● WRITTEN INSTRUCTION
Write out the material exactly. Do not include the pictures.
=-=-=
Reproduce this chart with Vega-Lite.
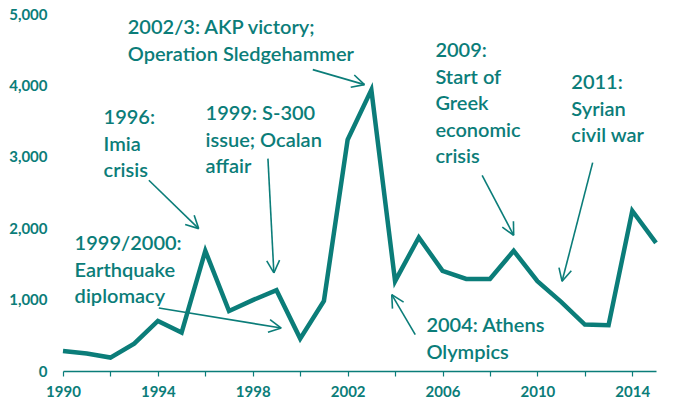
{
  "$schema": "https://vega.github.io/schema/vega-lite/v6.json",
  "width": 593,
  "height": 357,
  "autosize": {"type": "none"},
  "padding": {"left": 63, "top": 14, "right": 20, "bottom": 44},
  "background": "white",
  "config": {"view": {"stroke": null}, "font": "Lato"},
  "datasets": {
    "series": [
      {"year": 1990, "value": 280}, {"year": 1991, "value": 244}, {"year": 1992, "value": 188},
      {"year": 1993, "value": 384}, {"year": 1994, "value": 701}, {"year": 1995, "value": 538},
      {"year": 1996, "value": 1683}, {"year": 1997, "value": 841}, {"year": 1998, "value": 992},
      {"year": 1999, "value": 1132}, {"year": 2000, "value": 454}, {"year": 2001, "value": 982},
      {"year": 2002, "value": 3240}, {"year": 2003, "value": 3937}, {"year": 2004, "value": 1258},
      {"year": 2005, "value": 1871}, {"year": 2006, "value": 1403}, {"year": 2007, "value": 1290},
      {"year": 2008, "value": 1290}, {"year": 2009, "value": 1683}, {"year": 2010, "value": 1258},
      {"year": 2011, "value": 968}, {"year": 2012, "value": 651}, {"year": 2013, "value": 641},
      {"year": 2014, "value": 2244}, {"year": 2015, "value": 1795}
    ],
    "notes": [
      {"x": 1992.73, "y": 4940, "label": "2002/3: AKP victory;\nOperation Sledgehammer"},
      {"x": 1991.71, "y": 3679, "label": "1996:\nImia\ncrisis"},
      {"x": 1996.01, "y": 3735, "label": "1999: S-300\nissue; Ocalan\naffair"},
      {"x": 1990.49, "y": 1915, "label": "1999/2000:\nEarthquake\ndiplomacy"},
      {"x": 2005.70, "y": 4618, "label": "2009:\nStart of\nGreek\neconomic\ncrisis"},
      {"x": 2011.43, "y": 4169, "label": "2011:\nSyrian\ncivil war"},
      {"x": 2005.32, "y": 766, "label": "2004: Athens\nOlympics"}
    ],
    "arrows": [
      {"x1": 2000.53, "y1": 4221, "x2": 2002.71, "y2": 4011},
      {"x1": 2002.71, "y1": 4011, "x2": 2002.28, "y2": 4146},
      {"x1": 2002.71, "y1": 4011, "x2": 2002.13, "y2": 3975},
      {"x1": 1993.62, "y1": 2671, "x2": 1995.72, "y2": 1994},
      {"x1": 1995.72, "y1": 1994, "x2": 1995.53, "y2": 2181},
      {"x1": 1995.72, "y1": 1994, "x2": 1995.15, "y2": 2052},
      {"x1": 1998.64, "y1": 2975, "x2": 1998.89, "y2": 1373},
      {"x1": 1998.89, "y1": 1373, "x2": 1999.13, "y2": 1552},
      {"x1": 1998.89, "y1": 1373, "x2": 1998.59, "y2": 1542},
      {"x1": 1994.04, "y1": 882, "x2": 1999.20, "y2": 602},
      {"x1": 1999.20, "y1": 602, "x2": 1998.73, "y2": 719},
      {"x1": 1999.20, "y1": 602, "x2": 1998.64, "y2": 542},
      {"x1": 2007.67, "y1": 2741, "x2": 2009.00, "y2": 1901},
      {"x1": 2009.00, "y1": 1901, "x2": 2008.99, "y2": 2097},
      {"x1": 2009.00, "y1": 1901, "x2": 2008.52, "y2": 2014},
      {"x1": 2012.33, "y1": 2919, "x2": 2011.04, "y2": 1256},
      {"x1": 2011.04, "y1": 1256, "x2": 2011.43, "y2": 1403},
      {"x1": 2011.04, "y1": 1256, "x2": 2010.91, "y2": 1448},
      {"x1": 2004.85, "y1": 510, "x2": 2003.86, "y2": 1070},
      {"x1": 2003.86, "y1": 1070, "x2": 2003.89, "y2": 874},
      {"x1": 2003.86, "y1": 1070, "x2": 2004.36, "y2": 964}
    ]
  },
  "layer": [
    {
      "data": {"name": "series"},
      "mark": {"type": "line", "color": "#0b7d79", "strokeWidth": 4.5},
      "encoding": {
        "x": {
          "field": "year", "type": "quantitative", "title": null,
          "scale": {"domain": [1990, 2015], "nice": false, "zero": false},
          "axis": {
            "title": null, "grid": false,
            "values": [1990,1991,1992,1993,1994,1995,1996,1997,1998,1999,2000,2001,2002,2003,2004,2005,2006,2007,2008,2009,2010,2011,2012,2013,2014,2015],
            "labelExpr": "(datum.value - 1990) % 4 === 0 ? format(datum.value, 'd') : ''",
            "labelFlush": false, "labelOverlap": false, "labelBound": false,
            "domainColor": "#0b7d79", "domainWidth": 1.5,
            "tickColor": "#0b7d79", "tickSize": 5, "tickWidth": 1.2,
            "labelColor": "#0b7d79", "labelFont": "Lato", "labelFontWeight": "bold", "labelFontSize": 15,
            "labelPadding": 8
          }
        },
        "y": {
          "field": "value", "type": "quantitative", "title": null,
          "scale": {"domain": [0, 5000], "nice": false},
          "axis": {
            "title": null, "grid": false, "domain": false, "ticks": false,
            "values": [0, 1000, 2000, 3000, 4000, 5000],
            "labelExpr": "format(datum.value, ',')",
            "labelColor": "#0b7d79", "labelFont": "Lato", "labelFontWeight": "bold", "labelFontSize": 15,
            "labelPadding": 16
          }
        }
      }
    },
    {
      "data": {"name": "arrows"},
      "mark": {"type": "rule", "color": "#0b7d79", "strokeWidth": 1.6},
      "encoding": {
        "x": {"field": "x1", "type": "quantitative", "title": null},
        "y": {"field": "y1", "type": "quantitative", "title": null},
        "x2": {"field": "x2"},
        "y2": {"field": "y2"}
      }
    },
    {
      "data": {"name": "notes"},
      "mark": {"type": "text", "align": "left", "baseline": "top", "lineBreak": "\n", "fontSize": 20, "lineHeight": 26.5, "color": "#0b7d79", "font": "Lato", "fontWeight": 600},
      "encoding": {
        "x": {"field": "x", "type": "quantitative", "title": null},
        "y": {"field": "y", "type": "quantitative", "title": null},
        "text": {"field": "label"}
      }
    }
  ]
}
=-=-=
● SOLUTION
Reproduce this chart with Vega-Lite.
{
  "$schema": "https://vega.github.io/schema/vega-lite/v6.json",
  "width": 593,
  "height": 357,
  "autosize": {"type": "none"},
  "padding": {"left": 63, "top": 14, "right": 20, "bottom": 44},
  "background": "white",
  "config": {"view": {"stroke": null}, "font": "Lato"},
  "datasets": {
    "series": [
      {"year": 1990, "value": 280}, {"year": 1991, "value": 244}, {"year": 1992, "value": 188},
      {"year": 1993, "value": 384}, {"year": 1994, "value": 701}, {"year": 1995, "value": 538},
      {"year": 1996, "value": 1683}, {"year": 1997, "value": 841}, {"year": 1998, "value": 992},
      {"year": 1999, "value": 1132}, {"year": 2000, "value": 454}, {"year": 2001, "value": 982},
      {"year": 2002, "value": 3240}, {"year": 2003, "value": 3937}, {"year": 2004, "value": 1258},
      {"year": 2005, "value": 1871}, {"year": 2006, "value": 1403}, {"year": 2007, "value": 1290},
      {"year": 2008, "value": 1290}, {"year": 2009, "value": 1683}, {"year": 2010, "value": 1258},
      {"year": 2011, "value": 968}, {"year": 2012, "value": 651}, {"year": 2013, "value": 641},
      {"year": 2014, "value": 2244}, {"year": 2015, "value": 1795}
    ],
    "notes": [
      {"x": 1992.73, "y": 4940, "label": "2002/3: AKP victory;\nOperation Sledgehammer"},
      {"x": 1991.71, "y": 3679, "label": "1996:\nImia\ncrisis"},
      {"x": 1996.01, "y": 3735, "label": "1999: S-300\nissue; Ocalan\naffair"},
      {"x": 1990.49, "y": 1915, "label": "1999/2000:\nEarthquake\ndiplomacy"},
      {"x": 2005.70, "y": 4618, "label": "2009:\nStart of\nGreek\neconomic\ncrisis"},
      {"x": 2011.43, "y": 4169, "label": "2011:\nSyrian\ncivil war"},
      {"x": 2005.32, "y": 766, "label": "2004: Athens\nOlympics"}
    ],
    "arrows": [
      {"x1": 2000.53, "y1": 4221, "x2": 2002.71, "y2": 4011},
      {"x1": 2002.71, "y1": 4011, "x2": 2002.28, "y2": 4146},
      {"x1": 2002.71, "y1": 4011, "x2": 2002.13, "y2": 3975},
      {"x1": 1993.62, "y1": 2671, "x2": 1995.72, "y2": 1994},
      {"x1": 1995.72, "y1": 1994, "x2": 1995.53, "y2": 2181},
      {"x1": 1995.72, "y1": 1994, "x2": 1995.15, "y2": 2052},
      {"x1": 1998.64, "y1": 2975, "x2": 1998.89, "y2": 1373},
      {"x1": 1998.89, "y1": 1373, "x2": 1999.13, "y2": 1552},
      {"x1": 1998.89, "y1": 1373, "x2": 1998.59, "y2": 1542},
      {"x1": 1994.04, "y1": 882, "x2": 1999.20, "y2": 602},
      {"x1": 1999.20, "y1": 602, "x2": 1998.73, "y2": 719},
      {"x1": 1999.20, "y1": 602, "x2": 1998.64, "y2": 542},
      {"x1": 2007.67, "y1": 2741, "x2": 2009.00, "y2": 1901},
      {"x1": 2009.00, "y1": 1901, "x2": 2008.99, "y2": 2097},
      {"x1": 2009.00, "y1": 1901, "x2": 2008.52, "y2": 2014},
      {"x1": 2012.33, "y1": 2919, "x2": 2011.04, "y2": 1256},
      {"x1": 2011.04, "y1": 1256, "x2": 2011.43, "y2": 1403},
      {"x1": 2011.04, "y1": 1256, "x2": 2010.91, "y2": 1448},
      {"x1": 2004.85, "y1": 510, "x2": 2003.86, "y2": 1070},
      {"x1": 2003.86, "y1": 1070, "x2": 2003.89, "y2": 874},
      {"x1": 2003.86, "y1": 1070, "x2": 2004.36, "y2": 964}
    ]
  },
  "layer": [
    {
      "data": {"name": "series"},
      "mark": {"type": "line", "color": "#0b7d79", "strokeWidth": 4.5},
      "encoding": {
        "x": {
          "field": "year", "type": "quantitative", "title": null,
          "scale": {"domain": [1990, 2015], "nice": false, "zero": false},
          "axis": {
            "title": null, "grid": false,
            "values": [1990,1991,1992,1993,1994,1995,1996,1997,1998,1999,2000,2001,2002,2003,2004,2005,2006,2007,2008,2009,2010,2011,2012,2013,2014,2015],
            "labelExpr": "(datum.value - 1990) % 4 === 0 ? format(datum.value, 'd') : ''",
            "labelFlush": false, "labelOverlap": false, "labelBound": false,
            "domainColor": "#0b7d79", "domainWidth": 1.5,
            "tickColor": "#0b7d79", "tickSize": 5, "tickWidth": 1.2,
            "labelColor": "#0b7d79", "labelFont": "Lato", "labelFontWeight": "bold", "labelFontSize": 15,
            "labelPadding": 8
          }
        },
        "y": {
          "field": "value", "type": "quantitative", "title": null,
          "scale": {"domain": [0, 5000], "nice": false},
          "axis": {
            "title": null, "grid": false, "domain": false, "ticks": false,
            "values": [0, 1000, 2000, 3000, 4000, 5000],
            "labelExpr": "format(datum.value, ',')",
            "labelColor": "#0b7d79", "labelFont": "Lato", "labelFontWeight": "bold", "labelFontSize": 15,
            "labelPadding": 16
          }
        }
      }
    },
    {
      "data": {"name": "arrows"},
      "mark": {"type": "rule", "color": "#0b7d79", "strokeWidth": 1.6},
      "encoding": {
        "x": {"field": "x1", "type": "quantitative", "title": null},
        "y": {"field": "y1", "type": "quantitative", "title": null},
        "x2": {"field": "x2"},
        "y2": {"field": "y2"}
      }
    },
    {
      "data": {"name": "notes"},
      "mark": {"type": "text", "align": "left", "baseline": "top", "lineBreak": "\n", "fontSize": 20, "lineHeight": 26.5, "color": "#0b7d79", "font": "Lato", "fontWeight": 600},
      "encoding": {
        "x": {"field": "x", "type": "quantitative", "title": null},
        "y": {"field": "y", "type": "quantitative", "title": null},
        "text": {"field": "label"}
      }
    }
  ]
}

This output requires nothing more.